Massachusetts Vacation Week approaches. When snow conditions are good, this brings a herd of city and suburb dwellers to cram a winter's worth of recreation into a single week. In recent years most of them don't even seem to get the full week anymore. They hammer the weekends, particularly the three-day President's Day weekend at the start.
The fatigue that comes on during any sustained period of serving the public occurs in distinct stages. While these can occur at any time during a tourist season, they're inescapable during the high-pressure concentration of Vacation Week, with its accompanying overtime.
The Stages:
Stage 1: tired but hyper efficient. This generally
lasts a day or less. Soon degenerates into going through the motions,
doing the absolute minimum necessary to get the latest goon out of your
face.
Stage 2: increasing impatience with idiots and their bullshit.
Stage
3: Temporal detachment: You don't know what day it is and it doesn't
matter anyway. You've been at work forever and will be there for all
eternity.
Stage 4: Short term memory loss.Whole sections of your
day, particularly driving, will disappear from your mind as you do them.

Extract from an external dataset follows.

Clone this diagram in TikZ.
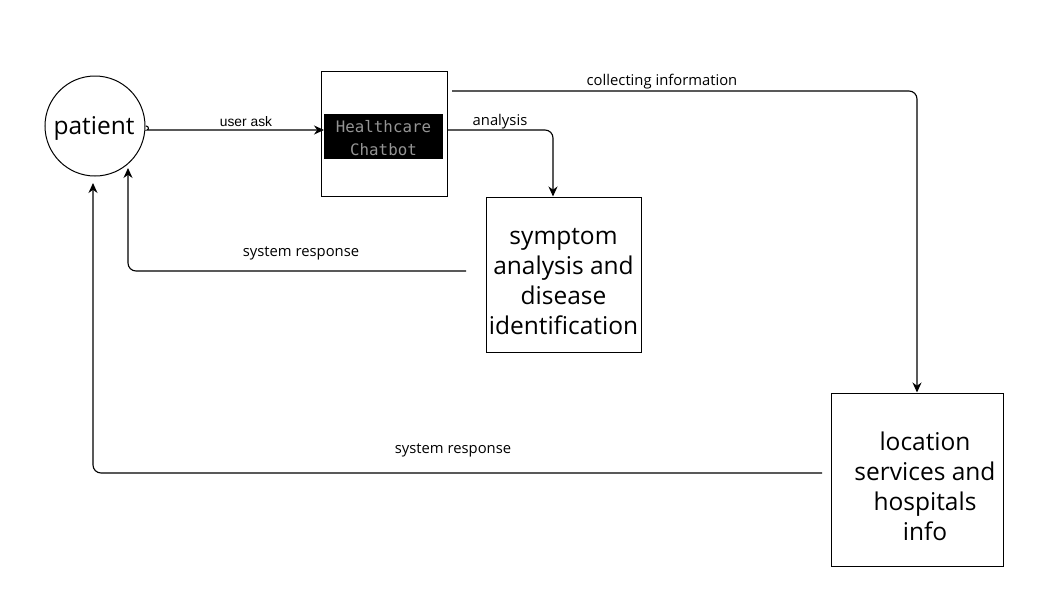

Combines nicely with Stage 3 to create a drifty feeling drugs only wish
they could match. In Stage 4 you could kill an idiot and go back to
eating your lunch as if nothing had happened. You would be able to deny
it while hooked to a polygraph without showing the slightest distress.
Not only wouldn't you remember doing it, you wouldn't be sorry when you
found out you had.
Stage 5: Staring. In Stage 5 you'll find
yourself enjoying the diamond-like fire of morning sunlight hitting the
scratches in the glass counter top. You'll stare into it until the sun
moves far enough to cast a shadow over it or the next dripping vulgarian
lurches into the counter and drops a puddle of mucus on it while firing
questions at you. After dispensing with the idiot in ways you will
never remember, you will shift your gaze to the far windows of the
lodge. This helps you in two ways: you get snow blindness and avoid eye
contact with customers.
Caffeine or a good night's sleep will
fool you into thinking you're back up to full strength. You'll start to
act like you're in stage one until you lurch off the rails because
you're going way too fast for your condition.